TASK
Everything from the line containing "Write the matplotlib code for this chart." to the line containing "45, 44, 44, 43, 48, 40, 38, 34, 36, 38]", both lines included, must be copied exactly; nothing else should be.
____________
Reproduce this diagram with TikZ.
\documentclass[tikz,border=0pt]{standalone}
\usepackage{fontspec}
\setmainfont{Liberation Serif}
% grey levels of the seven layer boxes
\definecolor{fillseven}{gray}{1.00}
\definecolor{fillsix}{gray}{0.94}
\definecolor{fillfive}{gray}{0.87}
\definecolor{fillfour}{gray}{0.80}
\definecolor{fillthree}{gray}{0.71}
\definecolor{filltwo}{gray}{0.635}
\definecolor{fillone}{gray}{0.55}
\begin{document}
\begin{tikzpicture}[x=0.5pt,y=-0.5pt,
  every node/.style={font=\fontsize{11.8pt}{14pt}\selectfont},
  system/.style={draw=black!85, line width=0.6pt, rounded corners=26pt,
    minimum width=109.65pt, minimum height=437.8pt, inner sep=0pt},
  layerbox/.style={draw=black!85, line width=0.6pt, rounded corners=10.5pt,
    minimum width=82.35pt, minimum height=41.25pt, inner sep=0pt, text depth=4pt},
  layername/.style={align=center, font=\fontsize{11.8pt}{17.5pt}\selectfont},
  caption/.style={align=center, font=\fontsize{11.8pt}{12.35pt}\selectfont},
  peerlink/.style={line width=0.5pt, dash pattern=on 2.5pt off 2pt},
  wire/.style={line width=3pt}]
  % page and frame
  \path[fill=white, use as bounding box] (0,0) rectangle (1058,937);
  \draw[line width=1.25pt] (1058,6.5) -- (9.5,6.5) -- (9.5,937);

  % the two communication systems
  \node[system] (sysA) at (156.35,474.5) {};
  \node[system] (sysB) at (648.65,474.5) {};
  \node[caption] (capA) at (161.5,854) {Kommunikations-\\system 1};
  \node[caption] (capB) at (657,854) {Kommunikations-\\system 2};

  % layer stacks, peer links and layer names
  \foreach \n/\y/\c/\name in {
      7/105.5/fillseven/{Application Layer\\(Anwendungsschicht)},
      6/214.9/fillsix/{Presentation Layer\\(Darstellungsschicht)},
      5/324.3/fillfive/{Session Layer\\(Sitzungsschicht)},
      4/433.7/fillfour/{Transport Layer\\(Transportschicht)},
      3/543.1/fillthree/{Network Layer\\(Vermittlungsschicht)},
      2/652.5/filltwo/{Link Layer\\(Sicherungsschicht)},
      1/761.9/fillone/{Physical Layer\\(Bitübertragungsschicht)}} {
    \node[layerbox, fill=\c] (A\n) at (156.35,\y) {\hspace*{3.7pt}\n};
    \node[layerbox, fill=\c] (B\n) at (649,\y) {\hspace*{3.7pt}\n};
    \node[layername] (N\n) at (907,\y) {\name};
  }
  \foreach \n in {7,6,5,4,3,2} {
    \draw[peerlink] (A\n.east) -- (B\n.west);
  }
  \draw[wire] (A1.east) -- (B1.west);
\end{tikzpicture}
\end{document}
____________
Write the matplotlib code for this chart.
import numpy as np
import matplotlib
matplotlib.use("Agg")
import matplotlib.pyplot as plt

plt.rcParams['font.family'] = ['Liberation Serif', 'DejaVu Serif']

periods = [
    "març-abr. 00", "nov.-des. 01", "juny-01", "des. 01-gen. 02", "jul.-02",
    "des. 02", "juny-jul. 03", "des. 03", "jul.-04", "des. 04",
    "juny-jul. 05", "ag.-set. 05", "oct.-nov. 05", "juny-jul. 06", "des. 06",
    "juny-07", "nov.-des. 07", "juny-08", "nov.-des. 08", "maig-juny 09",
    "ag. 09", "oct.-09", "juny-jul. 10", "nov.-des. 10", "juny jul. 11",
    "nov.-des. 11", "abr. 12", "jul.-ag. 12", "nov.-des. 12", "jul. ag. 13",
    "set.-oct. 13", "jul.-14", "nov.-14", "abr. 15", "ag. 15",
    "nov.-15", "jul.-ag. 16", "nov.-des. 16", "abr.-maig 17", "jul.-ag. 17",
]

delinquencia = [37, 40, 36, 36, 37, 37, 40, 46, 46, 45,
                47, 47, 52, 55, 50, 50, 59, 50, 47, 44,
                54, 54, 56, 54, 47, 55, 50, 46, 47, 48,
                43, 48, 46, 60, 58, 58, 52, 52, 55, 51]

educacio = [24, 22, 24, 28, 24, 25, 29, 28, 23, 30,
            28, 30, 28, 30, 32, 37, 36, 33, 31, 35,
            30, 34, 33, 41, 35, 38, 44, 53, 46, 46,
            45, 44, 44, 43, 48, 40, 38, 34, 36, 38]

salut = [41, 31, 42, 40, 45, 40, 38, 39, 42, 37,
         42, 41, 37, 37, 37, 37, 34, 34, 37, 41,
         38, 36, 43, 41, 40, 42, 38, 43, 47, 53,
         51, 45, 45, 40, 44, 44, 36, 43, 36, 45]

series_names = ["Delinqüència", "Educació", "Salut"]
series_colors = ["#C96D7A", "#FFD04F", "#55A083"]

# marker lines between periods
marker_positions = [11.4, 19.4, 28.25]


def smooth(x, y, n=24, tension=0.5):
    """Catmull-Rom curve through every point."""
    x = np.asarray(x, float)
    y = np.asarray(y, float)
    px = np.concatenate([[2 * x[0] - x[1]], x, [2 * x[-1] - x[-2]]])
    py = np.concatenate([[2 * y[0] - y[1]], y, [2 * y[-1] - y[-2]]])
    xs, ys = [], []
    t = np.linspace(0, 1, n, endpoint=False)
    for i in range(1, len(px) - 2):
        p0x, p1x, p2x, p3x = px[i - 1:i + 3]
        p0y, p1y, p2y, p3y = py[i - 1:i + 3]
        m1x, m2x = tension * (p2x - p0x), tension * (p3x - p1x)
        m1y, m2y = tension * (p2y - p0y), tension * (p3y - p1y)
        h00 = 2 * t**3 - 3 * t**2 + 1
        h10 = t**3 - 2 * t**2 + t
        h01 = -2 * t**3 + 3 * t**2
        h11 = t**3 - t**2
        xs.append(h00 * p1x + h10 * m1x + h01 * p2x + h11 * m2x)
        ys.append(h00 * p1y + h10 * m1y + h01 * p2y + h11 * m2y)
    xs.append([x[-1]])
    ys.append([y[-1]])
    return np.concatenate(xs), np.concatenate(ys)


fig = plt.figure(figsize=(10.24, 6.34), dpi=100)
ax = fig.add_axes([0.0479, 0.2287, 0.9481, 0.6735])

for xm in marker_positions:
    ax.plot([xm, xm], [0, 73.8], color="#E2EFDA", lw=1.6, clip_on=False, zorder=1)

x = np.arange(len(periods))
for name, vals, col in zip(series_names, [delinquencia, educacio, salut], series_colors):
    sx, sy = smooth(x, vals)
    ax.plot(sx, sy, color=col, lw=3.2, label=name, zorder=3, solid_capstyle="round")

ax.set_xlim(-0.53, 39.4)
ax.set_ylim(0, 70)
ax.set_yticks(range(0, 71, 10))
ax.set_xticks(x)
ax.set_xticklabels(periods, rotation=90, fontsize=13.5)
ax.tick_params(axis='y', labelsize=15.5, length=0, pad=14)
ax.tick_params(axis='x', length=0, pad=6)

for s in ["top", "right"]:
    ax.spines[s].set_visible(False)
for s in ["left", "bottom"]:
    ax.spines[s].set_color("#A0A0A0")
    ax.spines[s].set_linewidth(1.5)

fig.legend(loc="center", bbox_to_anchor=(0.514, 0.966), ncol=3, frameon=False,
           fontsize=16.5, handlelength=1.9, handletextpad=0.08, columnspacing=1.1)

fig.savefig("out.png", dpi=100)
____________
WRITTEN ANSWER
Write the matplotlib code for this chart.
import numpy as np
import matplotlib
matplotlib.use("Agg")
import matplotlib.pyplot as plt

plt.rcParams['font.family'] = ['Liberation Serif', 'DejaVu Serif']

periods = [
    "març-abr. 00", "nov.-des. 01", "juny-01", "des. 01-gen. 02", "jul.-02",
    "des. 02", "juny-jul. 03", "des. 03", "jul.-04", "des. 04",
    "juny-jul. 05", "ag.-set. 05", "oct.-nov. 05", "juny-jul. 06", "des. 06",
    "juny-07", "nov.-des. 07", "juny-08", "nov.-des. 08", "maig-juny 09",
    "ag. 09", "oct.-09", "juny-jul. 10", "nov.-des. 10", "juny jul. 11",
    "nov.-des. 11", "abr. 12", "jul.-ag. 12", "nov.-des. 12", "jul. ag. 13",
    "set.-oct. 13", "jul.-14", "nov.-14", "abr. 15", "ag. 15",
    "nov.-15", "jul.-ag. 16", "nov.-des. 16", "abr.-maig 17", "jul.-ag. 17",
]

delinquencia = [37, 40, 36, 36, 37, 37, 40, 46, 46, 45,
                47, 47, 52, 55, 50, 50, 59, 50, 47, 44,
                54, 54, 56, 54, 47, 55, 50, 46, 47, 48,
                43, 48, 46, 60, 58, 58, 52, 52, 55, 51]

educacio = [24, 22, 24, 28, 24, 25, 29, 28, 23, 30,
            28, 30, 28, 30, 32, 37, 36, 33, 31, 35,
            30, 34, 33, 41, 35, 38, 44, 53, 46, 46,
            45, 44, 44, 43, 48, 40, 38, 34, 36, 38]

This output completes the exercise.